The answer to this question is very different for B2B and B2C products.
B2B Applications: When Value Matters More Than Volume
In the B2B environment, an application often has fewer users, but each user represents high value. The goal is not rapid account growth, but long-term usage, stability, and a measurable benefit for the client’s business.
During B2B app development, it is therefore crucial to track metrics that reflect real-world product usage.
One of the key metrics is activation rate. The question is not whether a user registered, but whether they completed their first meaningful action, such as setting up a process, creating a report, or integrating the system with another tool. If activation is low, it usually means that onboarding or the product’s value proposition is not clear enough.
Usage frequency is equally important. A B2B application used once a month has a very different dynamic than a tool used daily. Low frequency often indicates that the product is not sufficiently embedded in the client’s workflows.
Adoption of key features also plays a major role. If a company pays for a comprehensive solution but uses only a small portion of its functionality, it represents a risk for long-term retention. That is why it is important to track which parts of the product are actually used and which remain unused.

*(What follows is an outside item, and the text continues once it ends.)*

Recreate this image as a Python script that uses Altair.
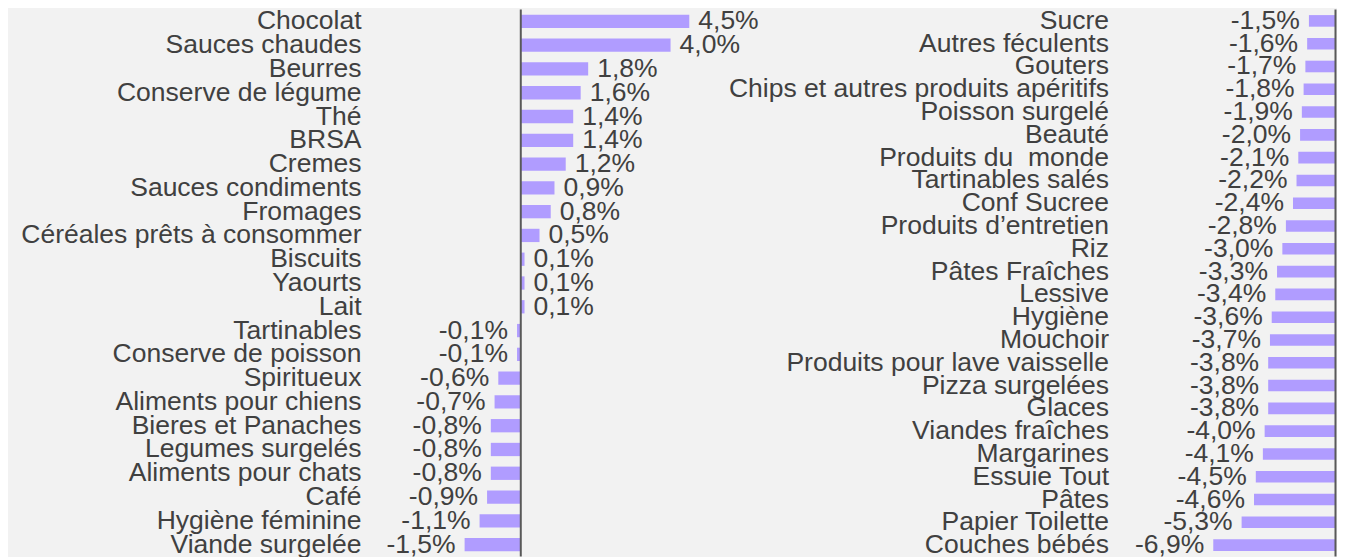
import altair as alt
import pandas as pd

left_cats = [
    "Chocolat", "Sauces chaudes", "Beurres", "Conserve de légume", "Thé", "BRSA",
    "Cremes", "Sauces condiments", "Fromages", "Céréales prêts à consommer",
    "Biscuits", "Yaourts", "Lait", "Tartinables", "Conserve de poisson",
    "Spiritueux", "Aliments pour chiens", "Bieres et Panaches", "Legumes surgelés",
    "Aliments pour chats", "Café", "Hygiène féminine", "Viande surgelée",
]
left_vals = [4.5, 4.0, 1.8, 1.6, 1.4, 1.4, 1.2, 0.9, 0.8, 0.5, 0.1, 0.1, 0.1,
             -0.1, -0.1, -0.6, -0.7, -0.8, -0.8, -0.8, -0.9, -1.1, -1.5]

right_cats = [
    "Sucre", "Autres féculents", "Gouters", "Chips et autres produits apéritifs",
    "Poisson surgelé", "Beauté", "Produits du\u00a0 monde", "Tartinables salés",
    "Conf Sucree", "Produits d’entretien", "Riz", "Pâtes Fraîches", "Lessive",
    "Hygiène", "Mouchoir", "Produits pour lave vaisselle", "Pizza surgelées",
    "Glaces", "Viandes fraîches", "Margarines", "Essuie Tout", "Pâtes",
    "Papier Toilette", "Couches bébés",
]
right_vals = [-1.5, -1.6, -1.7, -1.8, -1.9, -2.0, -2.1, -2.2, -2.4, -2.8, -3.0,
              -3.3, -3.4, -3.6, -3.7, -3.8, -3.8, -3.8, -4.0, -4.1, -4.5, -4.6,
              -5.3, -6.9]


def fmt(v):
    return f"{v:.1f}%".replace(".", ",")


FONT = "Liberation Sans, Arial, sans-serif"
TXT = "#404040"
BAR = "#b09cff"
FS = 26.5


def panel(cats, vals, domain, width, bar_size):
    df = pd.DataFrame({"cat": cats, "val": vals, "lab": [fmt(v) for v in vals]})
    base = alt.Chart(df)
    y = alt.Y("cat:N", sort=cats,
              axis=alt.Axis(title=None, domain=False, ticks=False, tickSize=0,
                            labelFontSize=FS, labelFont=FONT, labelColor=TXT,
                            labelPadding=10, labelLimit=1000))
    xs = alt.Scale(domain=domain, nice=False, zero=False)
    x = alt.X("val:Q", scale=xs, axis=None)
    bars = base.mark_bar(size=bar_size, color=BAR).encode(x=x, y=y)
    layers = [bars]
    if any(v > 0 for v in vals):
        layers.append(base.transform_filter("datum.val > 0").mark_text(
            align="left", baseline="middle", dx=9, font=FONT, fontSize=FS,
            color=TXT).encode(x=x, y=y, text="lab:N"))
    layers.append(base.transform_filter("datum.val < 0").mark_text(
        align="right", baseline="middle", dx=-9, font=FONT, fontSize=FS,
        color=TXT).encode(x=x, y=y, text="lab:N"))
    rule = alt.Chart(pd.DataFrame({"z": [0]})).mark_rule(
        color="#595959", strokeWidth=2).encode(x=alt.X("z:Q", scale=xs, axis=None))
    layers.append(rule)
    return alt.layer(*layers).properties(width=width, height=547)


left = panel(left_cats, left_vals, [-4, 5], 337, 13.3)
right = panel(right_cats, right_vals, [-12.25, 0], 217, 11.6)

chart = alt.hconcat(left, right, spacing=410.5, bounds="flush").properties(
    padding={"left": 12, "top": -1.5, "right": 0, "bottom": 0},
    background="#f2f2f2",
).configure_view(stroke=None)

chart.save("out.html", embed_options={"renderer": "svg", "actions": False})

In B2B environments, user feedback should not be underestimated either. Qualitative insights from interviews, support tickets, or account management often provide more value than thousands of anonymous analytics events.

B2C Applications: Speed, Emotions, and Data Volume
B2C products operate at a completely different pace. Users make decisions quickly, competition is one click away, and patience is minimal. The success of a B2C app depends on its ability to quickly attract, activate, and retain a large number of users.
One of the most important metrics during B2C app development is retention rate. If users do not return after the first or second use, the product has a problem, regardless of how many people downloaded it. Retention curves often reveal issues in UX, performance, or feature value earlier than any other metric.
Engagement is another critical area. It measures not only whether users return, but also what they do in the app, how long they stay, and which features they interact with most. These insights help define priorities for future development.
In B2C environments, conversion rates are also essential. Whether it is the transition from install to registration, registration to first action, or free usage to a paid model, even small changes in these steps can have a massive impact on overall growth.
Unlike B2B, the B2C world relies heavily on large data samples. Trends, cohorts, and experiments such as A/B testing provide signals that would not be visible with a small user base.
Same Tools, Different Interpretation of Data
Interestingly, both B2B and B2C applications often use the same analytics tools, such as GA4, Mixpanel, or Amplitude. The difference lies not in the technology, but in how the data is interpreted.
While B2C optimization focuses on speed and volume, B2B optimization prioritizes stability, predictability, and long-term customer value. The same number can represent success in one context and a warning sign in another.
How to Set the Right Metrics from the Start
The biggest mistake is starting to think about metrics only after the product is launched. Analytics should be part of the application architecture from day one. That means clearly defining what behavior represents success and tailoring data collection accordingly.
Companies often benefit from dividing metrics by development phase. In the MVP phase, the focus is on value validation and basic activation. During the growth phase, attention shifts to retention, feature adoption, and scaling. In a mature product, the most important metrics relate to efficiency, stability, and long-term business impact.
Conclusion: The Right Metrics Save Time and Money
The difference between a successful and an unsuccessful application often lies not in technology, but in the decisions made during development. And those decisions are only as good as the data they are based on.
B2B and B2C products require different perspectives on success. When companies track the right metrics in the right context, they can avoid unnecessary development, respond to problems faster, and build products that deliver real value to both users and the business.